- _SET EXERCISE_
Take the lines from the beginning of the material through the line containing "from bokeh.core.properties import value" and retype them exactly, leaving the pictures out.
--- START OF RAW DATA ---
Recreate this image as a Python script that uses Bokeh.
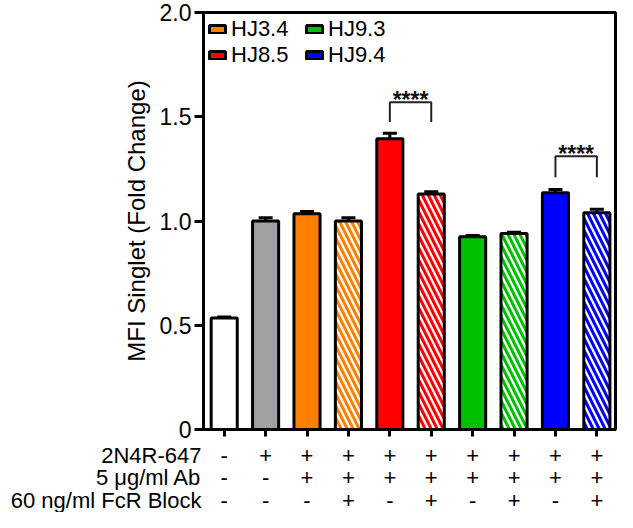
from bokeh.plotting import figure
from bokeh.layouts import column
from bokeh.models import (Range1d, FixedTicker, Legend, LegendItem,
                          Whisker, TeeHead, ColumnDataSource)
from bokeh.embed import file_html
from bokeh.resources import INLINE
from bokeh.core.properties import value

# ---------------- data ----------------
bar_index = [0, 1, 2, 3, 4, 5, 6, 7, 8, 9]
means = [0.535, 1.00, 1.035, 1.00, 1.395, 1.13, 0.925, 0.94, 1.135, 1.04]
sems = [0.005, 0.016, 0.010, 0.016, 0.026, 0.010, 0.005, 0.006, 0.016, 0.016]
bar_colors = ["#FFFFFF", "#A0A0A4", "#FF8000", "#FF8000", "#FF0000", "#FF0000",
              "#00C000", "#00C000", "#0000FF", "#0000FF"]
hatched = [False, False, False, True, False, True, False, True, False, True]

row_names = ["2N4R-647", "5 \u03bcg/ml Ab", "60 ng/ml FcR Block"]
row_2n4r = ["-", "+", "+", "+", "+", "+", "+", "+", "+", "+"]
row_ab = ["-", "-", "+", "+", "+", "+", "+", "+", "+", "+"]
row_fcr = ["-", "-", "-", "+", "-", "+", "-", "+", "-", "+"]

legend_names = ["HJ3.4", "HJ9.3", "HJ8.5", "HJ9.4"]
legend_bar = [2, 6, 4, 8]

sig_left = [4, 8]
sig_right = [5, 9]
sig_top = [1.57, 1.31]
sig_bottom = [1.475, 1.21]
sig_text = ["****", "****"]

y_ticks = [0, 0.5, 1.0, 1.5, 2.0]
y_tick_labels = ["0", "0.5", "1.0", "1.5", "2.0"]

FONT = "Liberation Sans"
INK = "black"

# ---------------- layout constants ----------------
W = 617
TOP_H = 442
BOT_H = 70
FRAME_L = 203
FRAME_R_BORDER = 2
X0, X1 = -0.5, 9.45

# ---------------- main chart ----------------
p = figure(width=W, height=TOP_H, output_backend="svg", toolbar_location=None,
           x_range=Range1d(X0, X1), y_range=Range1d(0, 2.0),
           min_border_left=FRAME_L, min_border_right=FRAME_R_BORDER,
           min_border_top=12, min_border_bottom=13,
           background_fill_color="white", border_fill_color="white")
p.grid.visible = False
p.outline_line_color = INK
p.outline_line_width = 3

src = ColumnDataSource(dict(
    x=bar_index, top=means, color=bar_colors,
    hatch=["left_diagonal_line" if h else " " for h in hatched],
    upper=[m + s for m, s in zip(means, sems)],
))
bars = p.vbar(x="x", top="top", width=0.63, source=src, fill_color="color",
              line_color=INK, line_width=3,
              hatch_pattern="hatch", hatch_color="white", hatch_weight=2.3, hatch_scale=12)

wh = Whisker(base="x", lower="top", upper="upper", source=src, line_width=3,
             line_color=INK, lower_head=None,
             upper_head=TeeHead(size=14, line_width=3, line_color=INK))
p.add_layout(wh)

# significance brackets
bx = [[a, a, b, b] for a, b in zip(sig_left, sig_right)]
by = [[lo, hi, hi, lo] for lo, hi in zip(sig_bottom, sig_top)]
p.multi_line(xs=bx, ys=by, line_color="#222222", line_width=2)
p.text(x=[(a + b) / 2 for a, b in zip(sig_left, sig_right)], y=sig_top, text=sig_text,
       text_font=value(FONT), text_font_size="23px", text_font_style="bold",
       text_align="center", text_baseline="alphabetic", y_offset=-2, text_color="#111111")

# axes
yax = p.yaxis[0]
yax.ticker = FixedTicker(ticks=y_ticks)
yax.major_label_overrides = {t: l for t, l in zip(y_ticks, y_tick_labels)}
yax.axis_label = "MFI Singlet (Fold Change)"
yax.axis_label_text_font = FONT
yax.axis_label_text_font_size = "24px"
yax.axis_label_text_font_style = "normal"
yax.axis_label_text_color = INK
yax.axis_label_standoff = 7
yax.major_label_text_font = FONT
yax.major_label_text_font_size = "23px"
yax.major_label_text_color = INK
yax.major_label_standoff = 3
yax.axis_line_width = 3
yax.axis_line_color = INK
yax.major_tick_line_width = 3
yax.major_tick_line_color = INK
yax.major_tick_out = 9
yax.major_tick_in = 0
yax.minor_tick_line_color = None

xax = p.xaxis[0]
xax.ticker = FixedTicker(ticks=bar_index)
xax.major_label_overrides = {i: "" for i in bar_index}
xax.major_label_standoff = 0
xax.major_label_text_font_size = "1px"
xax.axis_line_width = 3
xax.axis_line_color = INK
xax.major_tick_line_width = 3
xax.major_tick_line_color = INK
xax.major_tick_out = 7
xax.major_tick_in = 0
xax.minor_tick_line_color = None

# legend
items = [LegendItem(label=n, renderers=[bars], index=i) for n, i in zip(legend_names, legend_bar)]
leg = Legend(items=items, location="top_left", orientation="horizontal", ncols=2,
             label_text_font=FONT, label_text_font_size="22px", label_text_color=INK,
             glyph_width=20, glyph_height=10, label_standoff=4, label_width=73,
             label_height=22, spacing=0, padding=0, margin=4,
             border_line_color=None, background_fill_alpha=0)
p.add_layout(leg)

# ---------------- condition table (shares the x scale) ----------------
ROW_PX = 22.5
FIRST_ROW_PX = 12.5
t_ytop = FIRST_ROW_PX / ROW_PX
t_ybot = t_ytop - BOT_H / ROW_PX
t = figure(width=W, height=BOT_H, output_backend="svg", toolbar_location=None,
           x_range=p.x_range, y_range=Range1d(t_ybot, t_ytop),
           x_axis_location=None, y_axis_location="left",
           min_border_left=FRAME_L, min_border_right=FRAME_R_BORDER,
           min_border_top=0, min_border_bottom=0,
           outline_line_color=None, background_fill_color="white", border_fill_color="white")
t.grid.visible = False

row_pos = [-r for r in range(len(row_names))]
tax = t.yaxis[0]
tax.ticker = FixedTicker(ticks=row_pos)
tax.major_label_overrides = {r: n for r, n in zip(row_pos, row_names)}
tax.major_label_text_font = FONT
tax.major_label_text_font_size = "22px"
tax.major_label_text_color = INK
tax.major_label_standoff = 2
tax.axis_line_color = None
tax.major_tick_line_color = None
tax.minor_tick_line_color = None
tax.major_tick_out = 0
tax.major_tick_in = 0

rows = [row_2n4r, row_ab, row_fcr]
tx, ty, tt = [], [], []
for r, vals in zip(row_pos, rows):
    for i, v in zip(bar_index, vals):
        tx.append(i)
        ty.append(r)
        tt.append(v)
t.text(x=tx, y=ty, text=tt, text_font=value(FONT), text_font_size="22px",
       text_align="center", text_baseline="middle", text_color=INK)

layout = column(p, t, spacing=0)
open("out.html", "w").write(file_html(layout, INLINE))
--- END OF RAW DATA ---
- _CORRECT OUTPUT_
Recreate this image as a Python script that uses Bokeh.
from bokeh.plotting import figure
from bokeh.layouts import column
from bokeh.models import (Range1d, FixedTicker, Legend, LegendItem,
                          Whisker, TeeHead, ColumnDataSource)
from bokeh.embed import file_html
from bokeh.resources import INLINE
from bokeh.core.properties import value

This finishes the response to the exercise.